Work to do.
Output every line below exactly.
((
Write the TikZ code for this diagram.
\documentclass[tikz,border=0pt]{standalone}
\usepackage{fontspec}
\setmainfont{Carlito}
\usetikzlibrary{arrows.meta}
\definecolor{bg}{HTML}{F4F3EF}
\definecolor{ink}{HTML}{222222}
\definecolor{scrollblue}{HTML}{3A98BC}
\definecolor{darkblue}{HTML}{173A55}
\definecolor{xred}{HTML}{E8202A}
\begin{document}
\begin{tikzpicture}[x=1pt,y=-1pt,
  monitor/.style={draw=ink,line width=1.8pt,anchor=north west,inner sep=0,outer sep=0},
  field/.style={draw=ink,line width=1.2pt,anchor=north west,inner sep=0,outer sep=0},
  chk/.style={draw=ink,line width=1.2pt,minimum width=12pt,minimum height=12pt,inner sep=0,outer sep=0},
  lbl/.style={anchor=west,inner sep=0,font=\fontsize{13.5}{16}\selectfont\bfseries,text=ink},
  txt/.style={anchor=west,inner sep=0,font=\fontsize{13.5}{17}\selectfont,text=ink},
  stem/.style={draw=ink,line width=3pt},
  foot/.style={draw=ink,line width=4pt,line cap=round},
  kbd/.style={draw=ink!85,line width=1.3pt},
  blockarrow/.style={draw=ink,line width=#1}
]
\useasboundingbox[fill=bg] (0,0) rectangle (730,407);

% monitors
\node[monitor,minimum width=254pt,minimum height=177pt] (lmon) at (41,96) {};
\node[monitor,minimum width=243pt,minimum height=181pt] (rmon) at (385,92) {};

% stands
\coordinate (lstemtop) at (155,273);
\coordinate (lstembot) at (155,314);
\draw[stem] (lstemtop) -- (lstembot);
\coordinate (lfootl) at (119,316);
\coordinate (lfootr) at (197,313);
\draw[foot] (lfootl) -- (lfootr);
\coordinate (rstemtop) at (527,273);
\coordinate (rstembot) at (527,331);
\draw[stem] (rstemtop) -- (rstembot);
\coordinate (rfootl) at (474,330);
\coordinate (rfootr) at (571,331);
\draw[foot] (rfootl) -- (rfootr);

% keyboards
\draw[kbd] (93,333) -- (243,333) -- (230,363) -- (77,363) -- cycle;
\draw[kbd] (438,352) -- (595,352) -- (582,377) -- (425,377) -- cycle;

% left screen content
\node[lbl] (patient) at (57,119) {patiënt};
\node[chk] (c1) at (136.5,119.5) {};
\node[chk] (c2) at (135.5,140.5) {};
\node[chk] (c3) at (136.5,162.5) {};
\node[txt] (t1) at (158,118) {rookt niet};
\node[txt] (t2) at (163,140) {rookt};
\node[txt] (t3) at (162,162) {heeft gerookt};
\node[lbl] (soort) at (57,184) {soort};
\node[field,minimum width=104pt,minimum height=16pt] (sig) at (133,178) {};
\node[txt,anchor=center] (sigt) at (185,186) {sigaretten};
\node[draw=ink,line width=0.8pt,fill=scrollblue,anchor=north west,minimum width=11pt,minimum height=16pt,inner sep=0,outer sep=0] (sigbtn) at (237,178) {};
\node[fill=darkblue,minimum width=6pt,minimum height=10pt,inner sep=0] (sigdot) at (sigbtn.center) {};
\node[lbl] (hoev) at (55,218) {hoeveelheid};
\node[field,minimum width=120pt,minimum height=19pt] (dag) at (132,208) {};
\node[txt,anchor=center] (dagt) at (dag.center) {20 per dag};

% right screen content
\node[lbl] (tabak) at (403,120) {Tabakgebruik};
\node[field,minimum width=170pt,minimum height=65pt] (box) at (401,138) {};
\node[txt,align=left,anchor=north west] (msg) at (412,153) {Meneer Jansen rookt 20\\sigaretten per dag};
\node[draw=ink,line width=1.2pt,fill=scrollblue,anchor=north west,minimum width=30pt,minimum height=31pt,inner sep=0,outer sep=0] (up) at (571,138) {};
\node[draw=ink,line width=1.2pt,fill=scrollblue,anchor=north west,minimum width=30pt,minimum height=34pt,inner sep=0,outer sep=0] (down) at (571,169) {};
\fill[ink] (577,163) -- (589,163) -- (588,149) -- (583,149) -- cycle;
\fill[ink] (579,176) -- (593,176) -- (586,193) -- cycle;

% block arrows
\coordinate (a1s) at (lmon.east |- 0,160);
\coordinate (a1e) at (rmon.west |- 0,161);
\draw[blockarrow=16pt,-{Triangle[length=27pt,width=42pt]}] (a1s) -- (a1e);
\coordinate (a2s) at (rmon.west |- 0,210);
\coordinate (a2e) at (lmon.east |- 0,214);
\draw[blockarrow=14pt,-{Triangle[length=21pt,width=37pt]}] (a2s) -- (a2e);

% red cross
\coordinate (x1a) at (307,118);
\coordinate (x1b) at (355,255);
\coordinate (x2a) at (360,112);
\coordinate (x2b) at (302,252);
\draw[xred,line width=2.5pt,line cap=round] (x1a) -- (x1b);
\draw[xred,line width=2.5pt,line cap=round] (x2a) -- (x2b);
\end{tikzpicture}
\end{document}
))
Answer for the task.
Write the TikZ code for this diagram.
\documentclass[tikz,border=0pt]{standalone}
\usepackage{fontspec}
\setmainfont{Carlito}
\usetikzlibrary{arrows.meta}
\definecolor{bg}{HTML}{F4F3EF}
\definecolor{ink}{HTML}{222222}
\definecolor{scrollblue}{HTML}{3A98BC}
\definecolor{darkblue}{HTML}{173A55}
\definecolor{xred}{HTML}{E8202A}
\begin{document}
\begin{tikzpicture}[x=1pt,y=-1pt,
  monitor/.style={draw=ink,line width=1.8pt,anchor=north west,inner sep=0,outer sep=0},
  field/.style={draw=ink,line width=1.2pt,anchor=north west,inner sep=0,outer sep=0},
  chk/.style={draw=ink,line width=1.2pt,minimum width=12pt,minimum height=12pt,inner sep=0,outer sep=0},
  lbl/.style={anchor=west,inner sep=0,font=\fontsize{13.5}{16}\selectfont\bfseries,text=ink},
  txt/.style={anchor=west,inner sep=0,font=\fontsize{13.5}{17}\selectfont,text=ink},
  stem/.style={draw=ink,line width=3pt},
  foot/.style={draw=ink,line width=4pt,line cap=round},
  kbd/.style={draw=ink!85,line width=1.3pt},
  blockarrow/.style={draw=ink,line width=#1}
]
\useasboundingbox[fill=bg] (0,0) rectangle (730,407);

% monitors
\node[monitor,minimum width=254pt,minimum height=177pt] (lmon) at (41,96) {};
\node[monitor,minimum width=243pt,minimum height=181pt] (rmon) at (385,92) {};

% stands
\coordinate (lstemtop) at (155,273);
\coordinate (lstembot) at (155,314);
\draw[stem] (lstemtop) -- (lstembot);
\coordinate (lfootl) at (119,316);
\coordinate (lfootr) at (197,313);
\draw[foot] (lfootl) -- (lfootr);
\coordinate (rstemtop) at (527,273);
\coordinate (rstembot) at (527,331);
\draw[stem] (rstemtop) -- (rstembot);
\coordinate (rfootl) at (474,330);
\coordinate (rfootr) at (571,331);
\draw[foot] (rfootl) -- (rfootr);

% keyboards
\draw[kbd] (93,333) -- (243,333) -- (230,363) -- (77,363) -- cycle;
\draw[kbd] (438,352) -- (595,352) -- (582,377) -- (425,377) -- cycle;

% left screen content
\node[lbl] (patient) at (57,119) {patiënt};
\node[chk] (c1) at (136.5,119.5) {};
\node[chk] (c2) at (135.5,140.5) {};
\node[chk] (c3) at (136.5,162.5) {};
\node[txt] (t1) at (158,118) {rookt niet};
\node[txt] (t2) at (163,140) {rookt};
\node[txt] (t3) at (162,162) {heeft gerookt};
\node[lbl] (soort) at (57,184) {soort};
\node[field,minimum width=104pt,minimum height=16pt] (sig) at (133,178) {};
\node[txt,anchor=center] (sigt) at (185,186) {sigaretten};
\node[draw=ink,line width=0.8pt,fill=scrollblue,anchor=north west,minimum width=11pt,minimum height=16pt,inner sep=0,outer sep=0] (sigbtn) at (237,178) {};
\node[fill=darkblue,minimum width=6pt,minimum height=10pt,inner sep=0] (sigdot) at (sigbtn.center) {};
\node[lbl] (hoev) at (55,218) {hoeveelheid};
\node[field,minimum width=120pt,minimum height=19pt] (dag) at (132,208) {};
\node[txt,anchor=center] (dagt) at (dag.center) {20 per dag};

% right screen content
\node[lbl] (tabak) at (403,120) {Tabakgebruik};
\node[field,minimum width=170pt,minimum height=65pt] (box) at (401,138) {};
\node[txt,align=left,anchor=north west] (msg) at (412,153) {Meneer Jansen rookt 20\\sigaretten per dag};
\node[draw=ink,line width=1.2pt,fill=scrollblue,anchor=north west,minimum width=30pt,minimum height=31pt,inner sep=0,outer sep=0] (up) at (571,138) {};
\node[draw=ink,line width=1.2pt,fill=scrollblue,anchor=north west,minimum width=30pt,minimum height=34pt,inner sep=0,outer sep=0] (down) at (571,169) {};
\fill[ink] (577,163) -- (589,163) -- (588,149) -- (583,149) -- cycle;
\fill[ink] (579,176) -- (593,176) -- (586,193) -- cycle;

% block arrows
\coordinate (a1s) at (lmon.east |- 0,160);
\coordinate (a1e) at (rmon.west |- 0,161);
\draw[blockarrow=16pt,-{Triangle[length=27pt,width=42pt]}] (a1s) -- (a1e);
\coordinate (a2s) at (rmon.west |- 0,210);
\coordinate (a2e) at (lmon.east |- 0,214);
\draw[blockarrow=14pt,-{Triangle[length=21pt,width=37pt]}] (a2s) -- (a2e);

% red cross
\coordinate (x1a) at (307,118);
\coordinate (x1b) at (355,255);
\coordinate (x2a) at (360,112);
\coordinate (x2b) at (302,252);
\draw[xred,line width=2.5pt,line cap=round] (x1a) -- (x1b);
\draw[xred,line width=2.5pt,line cap=round] (x2a) -- (x2b);
\end{tikzpicture}
\end{document}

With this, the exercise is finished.